Editor’s Note: You can view ESRAvision’s January program on YouTube http://www.youtube.com/watch?v=iIPNvAPa9vE&feature=youtu.be
Exhibition to be mounted about The Jews of District Six
The Isaac and Jessie Kaplan Center for Jewish Studies and Research at the University of Cape Town is mounting an exhibition about “The Jews of District Six” towards the end of 2012.
While District Six has become an international symbol for the inhumanity of the apartheid regime, few remember that in the first two decades of the twentieth century, District Six became home to thousands of Jews fleeing persecution in Eastern Europe. These immigrants settled in what was then the most integrated and cosmopolitan area of South Africa; and although most Jewish families had moved out of the area by the 1930s, many of their businesses remained until District Six was finally razed to the ground.

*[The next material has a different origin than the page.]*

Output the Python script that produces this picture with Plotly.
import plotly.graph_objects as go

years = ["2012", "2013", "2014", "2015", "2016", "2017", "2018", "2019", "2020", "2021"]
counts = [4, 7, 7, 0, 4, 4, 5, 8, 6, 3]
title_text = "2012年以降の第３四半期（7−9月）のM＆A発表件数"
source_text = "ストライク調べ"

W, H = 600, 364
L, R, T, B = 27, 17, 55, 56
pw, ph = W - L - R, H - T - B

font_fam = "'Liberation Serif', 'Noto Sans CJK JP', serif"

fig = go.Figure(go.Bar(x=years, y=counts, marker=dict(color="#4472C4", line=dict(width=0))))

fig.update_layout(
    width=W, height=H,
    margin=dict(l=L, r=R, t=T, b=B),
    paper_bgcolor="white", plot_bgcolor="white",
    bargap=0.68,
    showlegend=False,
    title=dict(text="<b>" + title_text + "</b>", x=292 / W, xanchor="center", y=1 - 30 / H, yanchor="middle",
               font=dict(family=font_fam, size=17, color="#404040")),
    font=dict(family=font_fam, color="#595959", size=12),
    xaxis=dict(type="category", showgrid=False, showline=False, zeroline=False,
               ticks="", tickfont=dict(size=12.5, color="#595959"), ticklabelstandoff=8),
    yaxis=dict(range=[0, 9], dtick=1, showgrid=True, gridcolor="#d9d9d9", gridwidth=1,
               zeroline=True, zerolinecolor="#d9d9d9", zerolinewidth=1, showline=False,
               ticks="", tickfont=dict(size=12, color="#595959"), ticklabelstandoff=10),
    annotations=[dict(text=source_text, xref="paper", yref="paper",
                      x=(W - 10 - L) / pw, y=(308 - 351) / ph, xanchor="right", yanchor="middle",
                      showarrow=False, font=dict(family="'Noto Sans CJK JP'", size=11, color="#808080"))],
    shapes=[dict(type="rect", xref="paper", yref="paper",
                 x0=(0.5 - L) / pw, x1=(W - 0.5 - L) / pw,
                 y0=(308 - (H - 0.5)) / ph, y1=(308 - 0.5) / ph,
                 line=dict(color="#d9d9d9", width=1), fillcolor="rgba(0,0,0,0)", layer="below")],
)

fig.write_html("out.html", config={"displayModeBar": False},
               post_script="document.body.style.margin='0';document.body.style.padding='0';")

This is the first time the public will have the opportunity to experience this important aspect of Cape Town’s history, and we are appealing for personal memorabilia covering the period from 1890 to 1940 that could help enrich the exhibition. Photographs of people and places, as well as any documents covering that period would be greatly appreciated.
If you are able to help, or can supply us with contact details of people we should approach, please email Janine.email@example.com: Phone: 27 21 650 3062; Fax 27 21 6505151
Prof. Milton Shain, Director
Isaac and Jessie Kaplan Center for Jewish Studies & Research, UCT
I would like to wish Ingrid Gvili all the best. From the day she arrived at ESRA, I have enjoyed her smile and her Sabra directness (dugriut) although she is not a Sabra.
Personally, since moving away from the center of ESRA activities, Ingrid has been a great help whenever I have had a problem.